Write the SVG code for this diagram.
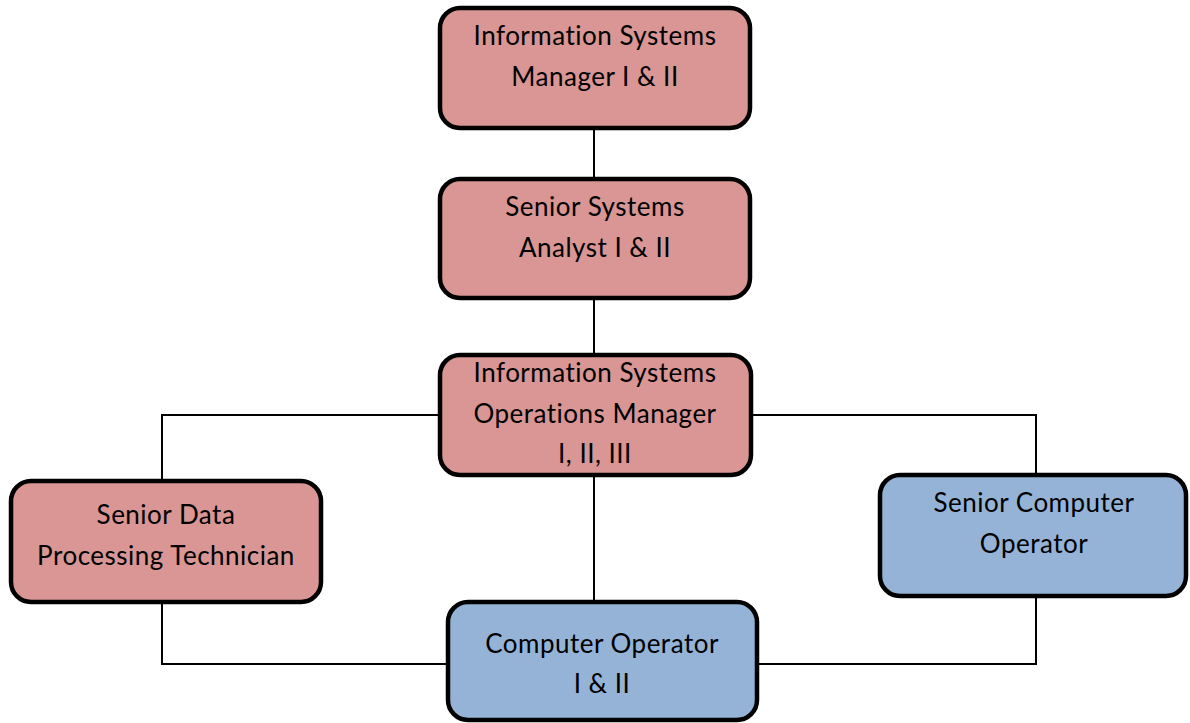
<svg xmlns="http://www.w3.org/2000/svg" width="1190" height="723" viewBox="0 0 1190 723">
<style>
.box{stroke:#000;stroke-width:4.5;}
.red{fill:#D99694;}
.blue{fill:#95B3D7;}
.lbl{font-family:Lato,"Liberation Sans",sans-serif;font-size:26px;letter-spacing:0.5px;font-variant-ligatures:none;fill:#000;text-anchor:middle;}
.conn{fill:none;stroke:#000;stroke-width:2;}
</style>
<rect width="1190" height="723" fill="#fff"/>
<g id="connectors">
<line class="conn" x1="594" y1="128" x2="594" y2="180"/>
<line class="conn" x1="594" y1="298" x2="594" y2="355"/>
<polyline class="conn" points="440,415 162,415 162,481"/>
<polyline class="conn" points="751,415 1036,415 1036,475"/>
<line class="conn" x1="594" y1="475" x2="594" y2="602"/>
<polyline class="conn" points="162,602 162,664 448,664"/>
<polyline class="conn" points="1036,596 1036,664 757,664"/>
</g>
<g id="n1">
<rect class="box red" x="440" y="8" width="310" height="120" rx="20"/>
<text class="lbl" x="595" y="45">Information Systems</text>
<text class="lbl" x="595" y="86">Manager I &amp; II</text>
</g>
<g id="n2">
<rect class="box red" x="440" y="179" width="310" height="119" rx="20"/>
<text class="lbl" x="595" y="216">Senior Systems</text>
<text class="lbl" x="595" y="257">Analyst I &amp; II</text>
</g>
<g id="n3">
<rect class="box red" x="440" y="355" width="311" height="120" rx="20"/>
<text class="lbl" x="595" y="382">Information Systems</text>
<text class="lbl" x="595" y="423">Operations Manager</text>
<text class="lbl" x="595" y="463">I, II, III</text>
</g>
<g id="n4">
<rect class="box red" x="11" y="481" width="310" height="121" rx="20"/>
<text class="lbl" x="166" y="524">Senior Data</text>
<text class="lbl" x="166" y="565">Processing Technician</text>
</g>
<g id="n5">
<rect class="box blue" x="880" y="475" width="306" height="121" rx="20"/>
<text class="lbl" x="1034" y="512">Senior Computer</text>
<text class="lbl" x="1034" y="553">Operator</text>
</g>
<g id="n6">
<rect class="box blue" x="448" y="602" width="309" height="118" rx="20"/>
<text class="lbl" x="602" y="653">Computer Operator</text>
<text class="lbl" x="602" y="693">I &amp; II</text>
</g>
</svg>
---
[What you will do]
Omit every picture, then repeat the remaining data exactly as it appears above.

[Output below]
Write the SVG code for this diagram.
<svg xmlns="http://www.w3.org/2000/svg" width="1190" height="723" viewBox="0 0 1190 723">
<style>
.box{stroke:#000;stroke-width:4.5;}
.red{fill:#D99694;}
.blue{fill:#95B3D7;}
.lbl{font-family:Lato,"Liberation Sans",sans-serif;font-size:26px;letter-spacing:0.5px;font-variant-ligatures:none;fill:#000;text-anchor:middle;}
.conn{fill:none;stroke:#000;stroke-width:2;}
</style>
<rect width="1190" height="723" fill="#fff"/>
<g id="connectors">
<line class="conn" x1="594" y1="128" x2="594" y2="180"/>
<line class="conn" x1="594" y1="298" x2="594" y2="355"/>
<polyline class="conn" points="440,415 162,415 162,481"/>
<polyline class="conn" points="751,415 1036,415 1036,475"/>
<line class="conn" x1="594" y1="475" x2="594" y2="602"/>
<polyline class="conn" points="162,602 162,664 448,664"/>
<polyline class="conn" points="1036,596 1036,664 757,664"/>
</g>
<g id="n1">
<rect class="box red" x="440" y="8" width="310" height="120" rx="20"/>
<text class="lbl" x="595" y="45">Information Systems</text>
<text class="lbl" x="595" y="86">Manager I &amp; II</text>
</g>
<g id="n2">
<rect class="box red" x="440" y="179" width="310" height="119" rx="20"/>
<text class="lbl" x="595" y="216">Senior Systems</text>
<text class="lbl" x="595" y="257">Analyst I &amp; II</text>
</g>
<g id="n3">
<rect class="box red" x="440" y="355" width="311" height="120" rx="20"/>
<text class="lbl" x="595" y="382">Information Systems</text>
<text class="lbl" x="595" y="423">Operations Manager</text>
<text class="lbl" x="595" y="463">I, II, III</text>
</g>
<g id="n4">
<rect class="box red" x="11" y="481" width="310" height="121" rx="20"/>
<text class="lbl" x="166" y="524">Senior Data</text>
<text class="lbl" x="166" y="565">Processing Technician</text>
</g>
<g id="n5">
<rect class="box blue" x="880" y="475" width="306" height="121" rx="20"/>
<text class="lbl" x="1034" y="512">Senior Computer</text>
<text class="lbl" x="1034" y="553">Operator</text>
</g>
<g id="n6">
<rect class="box blue" x="448" y="602" width="309" height="118" rx="20"/>
<text class="lbl" x="602" y="653">Computer Operator</text>
<text class="lbl" x="602" y="693">I &amp; II</text>
</g>
</svg>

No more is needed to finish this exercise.